Hace unos días nos dejó Fidela, una persona que era vecina de mi barrio, «Las Eras», la zona que arranca en la Calle Calvario y ocupa esa parte de Guadalupe que se construyó en buena parte en lo que era la finca «San Bartolo» y que se ubica en el sureste del casco urbano. Antes, también nos dejó Ángel Fuentes, y a él le precedió una persona especial para mi, Ignacio Montes, «Tito» para todos, padre de mi mujer y abuelo de mis hijos.
La muerte de un/a vecino/a de un pueblo siempre se vive de modo especial. Alguien decía que cuando alguien fallece en un pueblo, se nos muere a todos algo: a unos se les muere una persona querida, a otros se les muere alguien conocido y siempre, al conjunto de todos se nos va una parte de la historia de ese pueblo que se forja siempre con el concurso de las personas que moran en él. Ni que decir tiene lo que acontece cuando la muerte es de varias personas al mismo tiempo, como desgraciadamente ha acontecido en el pueblo extremeño de Monterrubio de la Serena.
Personalmente soy plenamente consciente de que este momento es un destino inevitable y con el que estamos obligados a entendernos, nos guste o no. La muerte nos espera y siempre acaba acechando, a veces de modo inesperado y absolutamente injusto, otras tras un periodo de asfixia y de sufrimiento indeseable y también absolutamente inexplicable. Es una compañera fiel, tal y como San Francisco nos recordaba denominándola «Hermana muerte».
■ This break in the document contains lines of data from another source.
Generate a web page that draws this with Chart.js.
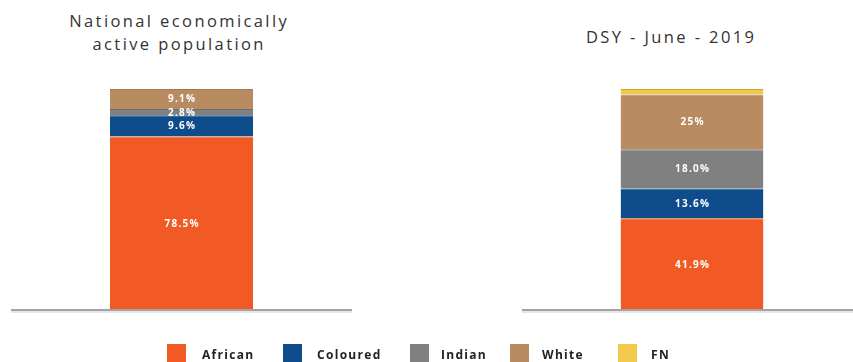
<!DOCTYPE html>
<html>
<head>
<meta charset="utf-8">
<script src="https://cdn.jsdelivr.net/npm/chart.js@4/dist/chart.umd.min.js"></script>
<style>
  html, body { margin: 0; padding: 0; width: 853px; height: 362px; overflow: hidden; background: #fff; }
  body { position: relative; font-family: "Open Sans", sans-serif; }
  .title { position: absolute; text-align: center; color: #333; font-size: 16.5px; line-height: 23px; letter-spacing: 2.4px; white-space: nowrap; padding-left: 2.4px; box-sizing: border-box; }
  .cv { position: absolute; top: 0; }
  #legend { position: absolute; left: 0; top: 0; width: 853px; height: 362px; pointer-events: none; }
  .sw { position: absolute; width: 19px; height: 19px; }
  .lt { position: absolute; font-weight: 700; font-size: 12px; letter-spacing: 1.3px; color: #222; line-height: 16px; }
</style>
</head>
<body>
<div class="title" id="t1" style="left:28px; width:300px; top:9px;"></div>
<div class="title" id="t2" style="left:520px; width:300px; top:25px;"></div>
<div class="cv" style="left:11px; width:341px; height:362px;"><canvas id="c1"></canvas></div>
<div class="cv" style="left:522px; width:340px; height:362px;"><canvas id="c2"></canvas></div>
<div id="legend"></div>
<script>
// ---- data ----
const seriesNames = ["African", "Coloured", "Indian", "White", "FN"];
const seriesColors = ["#F15A24", "#0E4C8B", "#808080", "#B98B60", "#F2C94C"];
const seriesEdge = ["#D9501F", "#0A3F75", "#6E6E6E", "#A27852", "#C9A232"];
const nationalValues = [78.5, 9.6, 2.8, 9.1, 0];
const nationalLabels = ["78.5%", "9.6%", "2.8%", "9.1%", ""];
const dsyValues = [41.9, 13.6, 18.0, 25, 2.5];
const dsyLabels = ["41.9%", "13.6%", "18.0%", "25%", ""];
const chartTitles = [["National economically", "active population"], ["DSY - June - 2019"]];
const categories = [""];

document.getElementById('t1').innerHTML = chartTitles[0].join('<br>');
document.getElementById('t2').innerHTML = chartTitles[1].join('<br>');

const labelPlugin = {
  id: 'segLabels',
  afterDatasetsDraw(chart, args, opts) {
    const ctx = chart.ctx;
    ctx.save();
    ctx.fillStyle = '#ffffff';
    ctx.font = 'bold 10px "Open Sans"';
    try { ctx.letterSpacing = '1.2px'; } catch (e) {}
    ctx.textAlign = 'center';
    ctx.textBaseline = 'middle';
    chart.data.datasets.forEach((ds, di) => {
      const meta = chart.getDatasetMeta(di);
      meta.data.forEach((el, i) => {
        const txt = opts.labels[di];
        if (!txt) return;
        const y = (el.y + el.base) / 2;
        ctx.fillText(txt, el.x + 0.6, y + 0.5);
      });
    });
    ctx.restore();
  }
};

const baselinePlugin = {
  id: 'baseline',
  afterDraw(chart) {
    const ctx = chart.ctx;
    const y = chart.scales.y.getPixelForValue(0);
    const a = chart.chartArea;
    ctx.save();
    ctx.fillStyle = '#e6e6e6';
    ctx.fillRect(a.left, y + 1, a.right - a.left, 2);
    ctx.fillStyle = '#a3a3a3';
    ctx.fillRect(a.left, y - 1, a.right - a.left, 2);
    ctx.restore();
  }
};

function makeChart(id, values, labels, ymax, padTop) {
  const datasets = seriesNames.map((n, i) => ({
    label: n,
    data: [values[i]],
    backgroundColor: seriesColors[i],
    borderColor: seriesEdge[i],
    borderWidth: { top: 1, bottom: 0, left: 0, right: 0 },
    borderSkipped: false,
    barPercentage: 0.42,
    categoryPercentage: 1.0
  }));
  return new Chart(document.getElementById(id), {
    type: 'bar',
    data: { labels: categories, datasets },
    options: {
      responsive: true,
      maintainAspectRatio: false,
      animation: false,
      layout: { padding: { top: padTop, bottom: 362 - 310, left: 0, right: 0 } },
      plugins: { legend: { display: false }, tooltip: { enabled: false }, segLabels: { labels } },
      scales: {
        x: { stacked: true, display: false },
        y: { stacked: true, display: false, min: 0, max: ymax }
      }
    },
    plugins: [labelPlugin, baselinePlugin]
  });
}

makeChart('c1', nationalValues, nationalLabels, 100, 89);
makeChart('c2', dsyValues, dsyLabels, 101, 89);

// ---- legend ----
const legendX = [167, 283, 410, 510, 618];
const legendTextX = [202, 317, 441, 542, 651];
const lg = document.getElementById('legend');
seriesNames.forEach((n, i) => {
  const s = document.createElement('div');
  s.className = 'sw';
  s.style.left = legendX[i] + 'px';
  s.style.top = '344px';
  s.style.background = seriesColors[i];
  lg.appendChild(s);
  const t = document.createElement('div');
  t.className = 'lt';
  t.style.left = legendTextX[i] + 'px';
  t.style.top = '347px';
  t.textContent = n;
  lg.appendChild(t);
});
</script>
</body>
</html>
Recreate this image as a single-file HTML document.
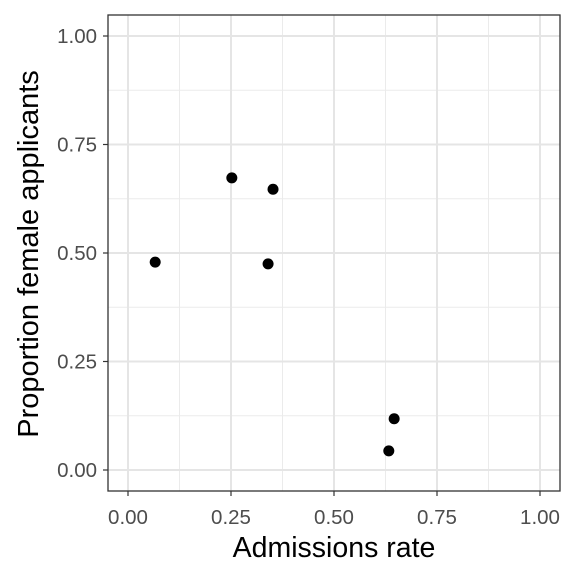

Ayer, este trágico accidente de tráfico segó la vida a un buen número de personas. No busquemos explicaciones, ni tampoco culpables. Ahora solo cabe estar cerca de las familias, poner todos los medios por atender a los heridos y tener entereza porque la vida sigue y la muerte nos espera, quien sabe cuándo nos encontraremos con ella.